Written exercise:
Output every line of the material exactly, omitting images.

Information supplied:

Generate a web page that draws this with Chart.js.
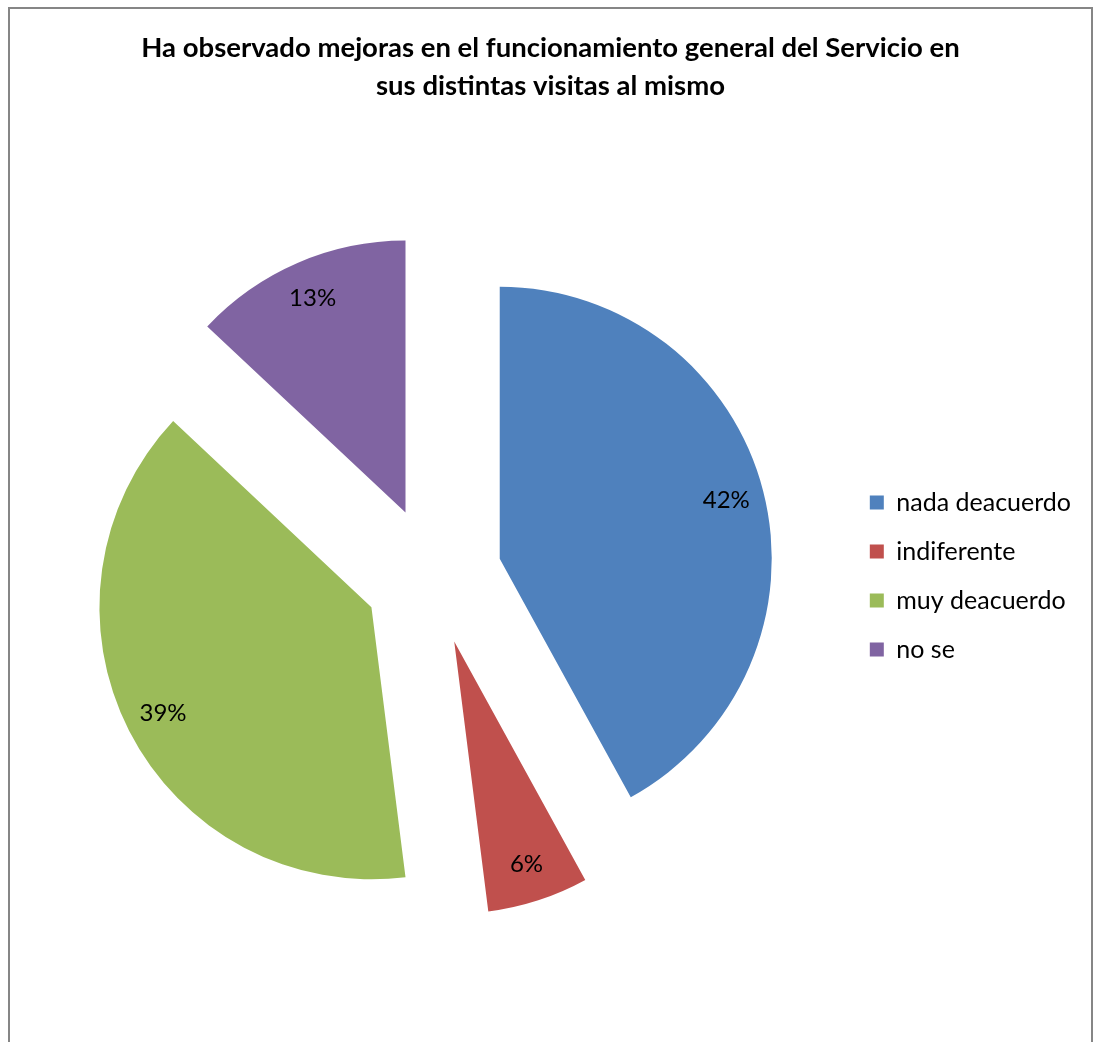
<!DOCTYPE html>
<html>
<head>
<meta charset="utf-8">
<script src="https://cdn.jsdelivr.net/npm/chart.js@4.4.0/dist/chart.umd.min.js"></script>
<style>
  html, body { margin: 0; padding: 0; background: #fff; overflow: hidden; }
  #frame {
    position: absolute; left: 8px; top: 7px;
    width: 1081px; height: 1100px;
    border: 2px solid #868686;
  }
  #wrap { position: absolute; left: 0; top: 0; width: 1094px; height: 1042px; }
</style>
</head>
<body>
<div id="frame"></div>
<div id="wrap"><canvas id="pie"></canvas></div>
<script>
const categories = ['nada deacuerdo', 'indiferente', 'muy deacuerdo', 'no se'];
const shares = [42, 6, 39, 13];
const colors = ['#4F81BD', '#C0504D', '#9BBB59', '#8064A2'];
const titleLines = ['Ha observado mejoras en el funcionamiento general del Servicio en', 'sus distintas visitas al mismo'];

const FONT = 'Lato, "Liberation Sans", sans-serif';

// pull every slice away from the centre along its bisector
const explodePlugin = {
    id: 'explode',
    afterDatasetUpdate(chart, args, opts) {
        args.meta.data.forEach(function(arc) {
            const mid = (arc.startAngle + arc.endAngle) / 2;
            arc.x += Math.cos(mid) * opts.distance;
            arc.y += Math.sin(mid) * opts.distance;
        });
    }
};

// percentage text inside each slice
const pctLabels = {
    id: 'pctLabels',
    afterDatasetsDraw(chart, args, opts) {
        const ctx = chart.ctx;
        const data = chart.data.datasets[0].data;
        const total = data.reduce(function(a, b) { return a + b; }, 0);
        ctx.save();
        ctx.font = opts.size + 'px ' + FONT;
        ctx.fillStyle = '#000';
        ctx.textAlign = 'center';
        ctx.textBaseline = 'middle';
        chart.getDatasetMeta(0).data.forEach(function(arc, i) {
            const mid = (arc.startAngle + arc.endAngle) / 2;
            const r = arc.outerRadius * opts.ratio;
            const pct = Math.round(data[i] / total * 100) + '%';
            ctx.fillText(pct, arc.x + Math.cos(mid) * r, arc.y + Math.sin(mid) * r);
        });
        ctx.restore();
    }
};

new Chart(document.getElementById('pie'), {
    type: 'pie',
    data: {
        labels: categories,
        datasets: [{
            data: shares,
            backgroundColor: colors,
            borderWidth: 0
        }]
    },
    options: {
        responsive: true,
        maintainAspectRatio: false,
        animation: false,
        radius: 272,
        layout: {
            padding: { left: 20, right: 13, top: 9, bottom: 0 }
        },
        plugins: {
            title: {
                display: true,
                text: titleLines,
                color: '#000',
                font: { family: FONT, size: 27.5, weight: 'bold', lineHeight: 1.38 },
                padding: { top: 20, bottom: 5 }
            },
            legend: {
                position: 'right',
                fullSize: false,
                labels: {
                    boxWidth: 14,
                    boxHeight: 14,
                    padding: 24,
                    color: '#000',
                    font: { family: FONT, size: 25 }
                }
            },
            tooltip: { enabled: false },
            explode: { distance: 69 },
            pctLabels: { size: 24, ratio: 0.86 }
        }
    },
    plugins: [explodePlugin, pctLabels]
});
</script>
</body>
</html>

Result for this task:
Generate a web page that draws this with Chart.js.
<!DOCTYPE html>
<html>
<head>
<meta charset="utf-8">
<script src="https://cdn.jsdelivr.net/npm/chart.js@4.4.0/dist/chart.umd.min.js"></script>
<style>
  html, body { margin: 0; padding: 0; background: #fff; overflow: hidden; }
  #frame {
    position: absolute; left: 8px; top: 7px;
    width: 1081px; height: 1100px;
    border: 2px solid #868686;
  }
  #wrap { position: absolute; left: 0; top: 0; width: 1094px; height: 1042px; }
</style>
</head>
<body>
<div id="frame"></div>
<div id="wrap"><canvas id="pie"></canvas></div>
<script>
const categories = ['nada deacuerdo', 'indiferente', 'muy deacuerdo', 'no se'];
const shares = [42, 6, 39, 13];
const colors = ['#4F81BD', '#C0504D', '#9BBB59', '#8064A2'];
const titleLines = ['Ha observado mejoras en el funcionamiento general del Servicio en', 'sus distintas visitas al mismo'];

const FONT = 'Lato, "Liberation Sans", sans-serif';

// pull every slice away from the centre along its bisector
const explodePlugin = {
    id: 'explode',
    afterDatasetUpdate(chart, args, opts) {
        args.meta.data.forEach(function(arc) {
            const mid = (arc.startAngle + arc.endAngle) / 2;
            arc.x += Math.cos(mid) * opts.distance;
            arc.y += Math.sin(mid) * opts.distance;
        });
    }
};

// percentage text inside each slice
const pctLabels = {
    id: 'pctLabels',
    afterDatasetsDraw(chart, args, opts) {
        const ctx = chart.ctx;
        const data = chart.data.datasets[0].data;
        const total = data.reduce(function(a, b) { return a + b; }, 0);
        ctx.save();
        ctx.font = opts.size + 'px ' + FONT;
        ctx.fillStyle = '#000';
        ctx.textAlign = 'center';
        ctx.textBaseline = 'middle';
        chart.getDatasetMeta(0).data.forEach(function(arc, i) {
            const mid = (arc.startAngle + arc.endAngle) / 2;
            const r = arc.outerRadius * opts.ratio;
            const pct = Math.round(data[i] / total * 100) + '%';
            ctx.fillText(pct, arc.x + Math.cos(mid) * r, arc.y + Math.sin(mid) * r);
        });
        ctx.restore();
    }
};

new Chart(document.getElementById('pie'), {
    type: 'pie',
    data: {
        labels: categories,
        datasets: [{
            data: shares,
            backgroundColor: colors,
            borderWidth: 0
        }]
    },
    options: {
        responsive: true,
        maintainAspectRatio: false,
        animation: false,
        radius: 272,
        layout: {
            padding: { left: 20, right: 13, top: 9, bottom: 0 }
        },
        plugins: {
            title: {
                display: true,
                text: titleLines,
                color: '#000',
                font: { family: FONT, size: 27.5, weight: 'bold', lineHeight: 1.38 },
                padding: { top: 20, bottom: 5 }
            },
            legend: {
                position: 'right',
                fullSize: false,
                labels: {
                    boxWidth: 14,
                    boxHeight: 14,
                    padding: 24,
                    color: '#000',
                    font: { family: FONT, size: 25 }
                }
            },
            tooltip: { enabled: false },
            explode: { distance: 69 },
            pctLabels: { size: 24, ratio: 0.86 }
        }
    },
    plugins: [explodePlugin, pctLabels]
});
</script>
</body>
</html>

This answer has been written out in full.